The concept of a conditional gift in this context is relatively simple. But courts in different jurisdictions have added yet another wrinkle to this approach by asking why the condition failed. If it was the fault of the donee, then she has to return the ring—she caused the condition to fail and would be unjustly enriched by keeping the ring. But if the broken engagement was the fault of the donor, then he can’t seek a remedy for the failed condition. But more recent cases—and the better reasoned ones—tend to apply a no-fault rule. If the condition fails, the ring goes back because the donor did not intend it to be kept under those circumstances. But a strict count of states would reveal that a substantial number, maybe even a majority, still look at fault.
McGrath v. Dockendorf: Engagement Ring Law with a Twist
In Virginia, where this engagement occurred and failed, an engagement ring is a conditional gift. It must be returned if an engagement is terminated. So McGrath should have given back the ring. But she defended against Dockendorf’s suit by claiming that his suit dusted up the ashes of heart balm, which the state had abolished decades earlier. So now, a word about heart balm. . . .
Under the early American common law, many states recognized causes of action for the damage caused by various kinds of heartache. The most significant of the group was the action for breach of promise to marry. This action arose from the idea that an engagement (not just the ring, but the agreement to marry) was a kind of contract. A person who broke this contract by calling off the wedding could be sued for breach of promise. In practice, this claim was only brought by women, who often suffered irreparable damage from the broken engagement. The woman might have slept with the men before marriage, on the assumption that they would be married soon enough. The stigma alone could be irreparable, especially if the premarital sex led to a pregnancy. Or the engagement might have sent the message that she was off the marriage market and her stock would suffer if she tried to return, perhaps after her prime years if the engagement had dragged on for a bit. It was also commonly understood that women had more delicate feelings than men and that the humiliation and trauma of a broken engagement was deserving of a remedy.
These lawsuits occasionally resulted in very large damage awards, news of which fueled concerns about gold-digging and fraud. Many states also recognized other heart balm actions, including criminal conversation (having sex with another man’s wife) or alienation of affections (behaving in a way that caused a married person to lose affection for his or her spouse). The heart balm actions were supposed to protect middle-class honor and respectability, especially for women. And along with honor and respectability came a reinforced vision of women as weak and in need of the law’s protection. But over time a different image took hold—women as gold-diggers and temptresses, using their sexuality to attract unsuspecting men and then emptying their pockets when the men wizened up.

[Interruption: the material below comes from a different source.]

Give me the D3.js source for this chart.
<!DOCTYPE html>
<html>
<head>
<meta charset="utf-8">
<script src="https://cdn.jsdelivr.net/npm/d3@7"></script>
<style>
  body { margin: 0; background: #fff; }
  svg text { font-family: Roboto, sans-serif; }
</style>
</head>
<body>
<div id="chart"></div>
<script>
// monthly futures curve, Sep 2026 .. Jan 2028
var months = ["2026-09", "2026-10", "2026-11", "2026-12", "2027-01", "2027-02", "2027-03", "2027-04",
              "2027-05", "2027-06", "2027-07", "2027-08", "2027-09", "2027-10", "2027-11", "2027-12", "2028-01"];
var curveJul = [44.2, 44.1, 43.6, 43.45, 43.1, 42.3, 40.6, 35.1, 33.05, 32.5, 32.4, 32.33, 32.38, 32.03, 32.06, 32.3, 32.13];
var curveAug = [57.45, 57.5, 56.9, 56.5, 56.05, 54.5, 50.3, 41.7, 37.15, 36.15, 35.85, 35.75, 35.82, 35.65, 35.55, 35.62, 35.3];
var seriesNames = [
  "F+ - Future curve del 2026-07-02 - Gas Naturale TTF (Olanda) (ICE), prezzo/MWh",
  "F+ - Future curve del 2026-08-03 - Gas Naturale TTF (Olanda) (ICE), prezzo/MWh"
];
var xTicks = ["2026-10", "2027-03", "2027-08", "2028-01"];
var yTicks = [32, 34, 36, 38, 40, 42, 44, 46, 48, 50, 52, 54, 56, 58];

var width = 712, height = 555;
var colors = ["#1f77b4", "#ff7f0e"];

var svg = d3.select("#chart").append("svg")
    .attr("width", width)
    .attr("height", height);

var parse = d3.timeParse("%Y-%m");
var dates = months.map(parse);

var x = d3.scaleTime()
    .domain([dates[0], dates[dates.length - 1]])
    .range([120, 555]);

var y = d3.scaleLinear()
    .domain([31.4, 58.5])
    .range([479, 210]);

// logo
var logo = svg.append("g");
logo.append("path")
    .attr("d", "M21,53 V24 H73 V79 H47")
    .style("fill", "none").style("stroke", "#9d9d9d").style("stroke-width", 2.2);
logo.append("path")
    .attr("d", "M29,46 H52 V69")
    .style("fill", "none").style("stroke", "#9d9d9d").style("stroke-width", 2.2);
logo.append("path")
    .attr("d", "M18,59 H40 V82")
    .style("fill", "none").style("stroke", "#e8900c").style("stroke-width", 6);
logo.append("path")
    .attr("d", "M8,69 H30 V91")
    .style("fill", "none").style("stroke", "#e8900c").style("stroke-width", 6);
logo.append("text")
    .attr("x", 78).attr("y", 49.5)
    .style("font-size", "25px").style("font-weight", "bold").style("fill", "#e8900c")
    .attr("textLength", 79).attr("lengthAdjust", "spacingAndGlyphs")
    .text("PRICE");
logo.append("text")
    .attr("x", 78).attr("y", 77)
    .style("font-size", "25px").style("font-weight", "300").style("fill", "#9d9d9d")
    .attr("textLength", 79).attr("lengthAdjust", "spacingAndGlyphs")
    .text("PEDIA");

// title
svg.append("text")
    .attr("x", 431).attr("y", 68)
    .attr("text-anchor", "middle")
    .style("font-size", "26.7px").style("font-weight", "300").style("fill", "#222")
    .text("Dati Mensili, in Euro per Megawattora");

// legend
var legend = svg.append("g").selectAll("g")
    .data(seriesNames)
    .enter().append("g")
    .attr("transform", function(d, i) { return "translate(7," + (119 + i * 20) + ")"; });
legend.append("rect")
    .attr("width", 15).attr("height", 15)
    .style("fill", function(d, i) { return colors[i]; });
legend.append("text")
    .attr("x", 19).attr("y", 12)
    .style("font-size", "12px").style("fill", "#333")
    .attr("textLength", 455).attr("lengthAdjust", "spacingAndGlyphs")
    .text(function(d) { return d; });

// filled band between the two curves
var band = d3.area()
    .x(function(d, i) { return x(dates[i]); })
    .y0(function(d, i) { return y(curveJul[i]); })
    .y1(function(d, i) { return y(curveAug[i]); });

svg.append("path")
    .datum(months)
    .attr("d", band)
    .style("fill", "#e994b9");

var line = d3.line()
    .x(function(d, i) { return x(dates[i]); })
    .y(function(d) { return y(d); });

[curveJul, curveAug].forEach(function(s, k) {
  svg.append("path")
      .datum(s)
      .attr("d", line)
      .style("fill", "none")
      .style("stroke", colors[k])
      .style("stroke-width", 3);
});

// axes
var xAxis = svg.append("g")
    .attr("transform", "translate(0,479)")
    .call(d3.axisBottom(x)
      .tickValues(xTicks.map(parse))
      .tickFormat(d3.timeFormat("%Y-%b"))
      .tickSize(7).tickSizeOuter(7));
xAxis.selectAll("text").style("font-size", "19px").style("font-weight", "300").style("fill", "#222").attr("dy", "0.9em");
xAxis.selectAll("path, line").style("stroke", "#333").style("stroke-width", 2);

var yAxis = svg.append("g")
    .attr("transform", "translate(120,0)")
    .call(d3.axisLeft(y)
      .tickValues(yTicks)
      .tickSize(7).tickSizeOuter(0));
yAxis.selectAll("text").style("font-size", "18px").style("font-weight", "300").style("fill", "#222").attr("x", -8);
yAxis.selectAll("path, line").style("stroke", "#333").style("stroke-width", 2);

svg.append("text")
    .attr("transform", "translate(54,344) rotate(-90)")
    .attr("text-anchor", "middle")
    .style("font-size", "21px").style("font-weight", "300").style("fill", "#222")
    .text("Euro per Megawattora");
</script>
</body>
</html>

The balance seemed to shift in the 1930s, when courts became less sympathetic to heart balm plaintiffs and legislatures began to abolish these common-law causes of action. The 1970s and 1980s were home to another round of abolitions. Breach of promise suits were the ones most resoundingly eliminated. Some states, while taking aim at breach of promise to marry suits, swept more broadly and got rid of all heart balm actions. Today, breach of promise to marry survives nowhere as a cause of action; other heart balm actions still find a few friendly homes, mostly in the mid-Atlantic states and below.
Modern Heart Balm?
McGrath’s defense in this case is that she cannot be sued for return of the engagement ring because Dockendorf’s lawsuit amounts to a “breach of promise to marry” suit, which Virginia abolished in 1968. That statute provides: “Notwithstanding any other provision of law to the contrary, no civil action shall lie or be maintained in this Commonwealth for alienation of affection, breach of promise to marry, or criminal conversation. . . .” According to McGrath, the only reason the ring might need to be returned is because there was a breach of the promise to marry; thus, a suit on those facts would run afoul of the legislative prohibition.

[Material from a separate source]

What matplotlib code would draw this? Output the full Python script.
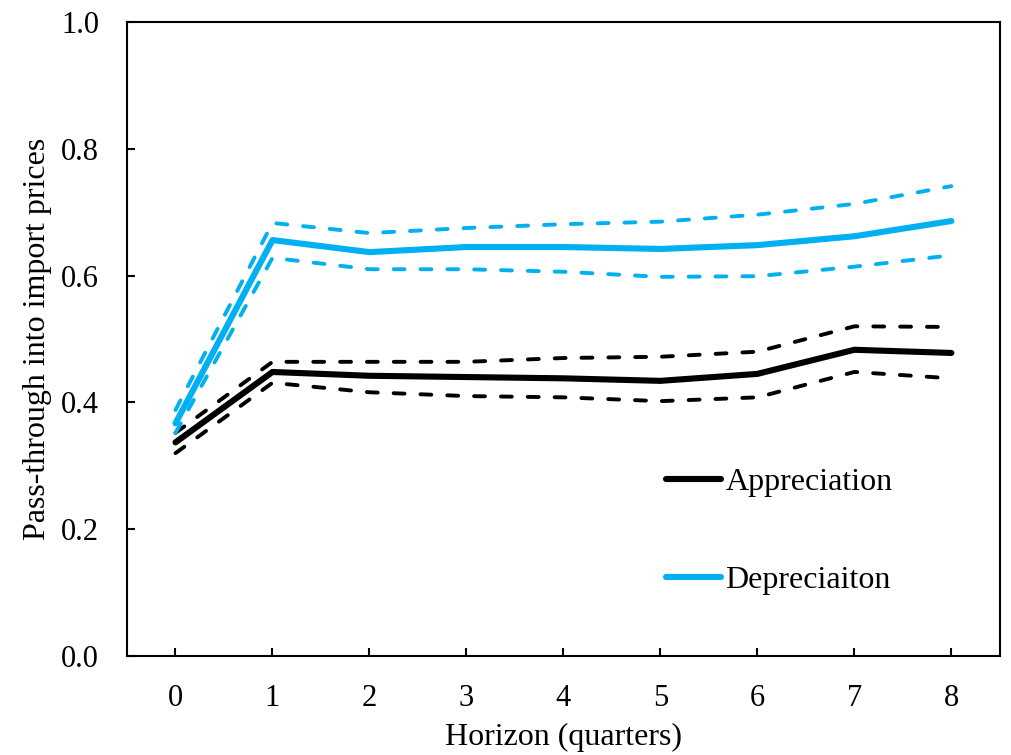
import matplotlib.pyplot as plt

# horizon in quarters
horizon = [0, 1, 2, 3, 4, 5, 6, 7, 8]

# appreciation: estimate and band
appr = [0.337, 0.448, 0.442, 0.440, 0.438, 0.434, 0.445, 0.483, 0.478]
appr_hi = [0.352, 0.464, 0.464, 0.464, 0.470, 0.472, 0.480, 0.520, 0.519]
appr_lo = [0.320, 0.431, 0.416, 0.410, 0.408, 0.402, 0.408, 0.448, 0.438]

# depreciation: estimate and band
depr = [0.367, 0.656, 0.637, 0.645, 0.645, 0.642, 0.648, 0.662, 0.686]
depr_hi = [0.388, 0.683, 0.667, 0.675, 0.681, 0.685, 0.696, 0.713, 0.741]
depr_lo = [0.352, 0.628, 0.610, 0.610, 0.606, 0.598, 0.599, 0.614, 0.632]

blue = '#00B0F0'

plt.rcParams['font.family'] = ['Liberation Serif', 'DejaVu Serif']

fig = plt.figure(figsize=(10.12, 7.55), dpi=100)
ax = fig.add_axes([0.1255, 0.131, 0.8625, 0.84])

dash = dict(linestyle=(0, (2.8, 4.1)), lw=2.8, dash_capstyle='round')

ax.plot(horizon, appr_hi, color='black', **dash)
ax.plot(horizon, appr_lo, color='black', **dash)
ax.plot(horizon, depr_hi, color=blue, **dash)
ax.plot(horizon, depr_lo, color=blue, **dash)
ax.plot(horizon, appr, color='black', lw=4.4, solid_capstyle='round', label='Appreciation')
ax.plot(horizon, depr, color=blue, lw=4.4, solid_capstyle='round', label='Depreciaiton')

ax.set_xlim(-0.5, 8.5)
ax.set_ylim(0, 1.0)
ax.set_xticks(horizon)
ax.set_yticks([0, 0.2, 0.4, 0.6, 0.8, 1.0])
ax.set_yticklabels(['0.0', '0.2', '0.4', '0.6', '0.8', '1.0'])

ax.tick_params(axis='both', direction='in', length=6, width=1.5, labelsize=22, pad=20)
ax.tick_params(axis='x', top=False)
ax.tick_params(axis='y', right=False)
for s in ax.spines.values():
    s.set_linewidth(1.5)

ax.set_xlabel('Horizon (quarters)', fontsize=23, labelpad=7)
ax.set_ylabel('Pass-through into import prices', fontsize=23, labelpad=7)

ax.legend(loc='upper left', bbox_to_anchor=(0.585, 0.342), frameon=False,
          fontsize=23, handlelength=1.7, handletextpad=0.15, labelspacing=2.15)

fig.savefig('out.png', dpi=100)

The Virginia Supreme Court rejected this argument for a variety of good reasons. First, when the 1968 law was passed, there was a judicial opinion on the books holding that a husband who makes a gift to his prospective wife because of her promise to marry “can recover from her the value of the present” if the engagement is broken. The Virginia legislature is, by the usual canons of statutory construction, presumed to have known the law at the time it acted and, apparently, decided to let this rule stand even while abolishing true heart-balm actions. Second, the text of the statute speaks expressly about three causes of action, but says nothing about the law of conditional gifts. Third, an action for return of a tangible item like a ring does not raise the same concerns as ostensibly raised by traditional heart balm actions—high damage awards fueled by sympathetic factfinders, the uncertainty of placing a dollar amount on a broken heart, the incentive for gold-digging and trapping unwitting dupes in doomed engagements. If the plaintiff wins, he just gets back the ring or its easily-assessed value. That’s it.
This ruling is consistent with rulings in other states where the same question been raised. The consensus seems to be that suits to recover gifts given in contemplation of marriage can survive even where heart balm actions have not. Although this might seem only to protect men—who are the primary givers of engagement rings and thus the ones most likely to be seeking their return—cases like this leave open the possibility that parties can seek reimbursement for expenses that have been incurred in planning the ill-fated wedding. And, as tradition seems still to hold sway over the modern wedding, these expenses are more likely to be incurred by the bride or her family.
For couples who trying to avoid litigation, here’s my advice: exchange mutually valuable symbols of engagement (this has the added benefit of eliminating the sexist undertones of engagement rings as a symbol of ownership or possession), keep wedding costs down, and focus more on the marriage itself.
$26k ring?! Must’ve been one heck of a rock!
Where is Thorstein Veblen when we need him?
beautiful! I hope she has to pay attorneys fees.
The point of the engagement ring being a holdover from the days of the dowry was missed, but certainly good advice in the last paragraph.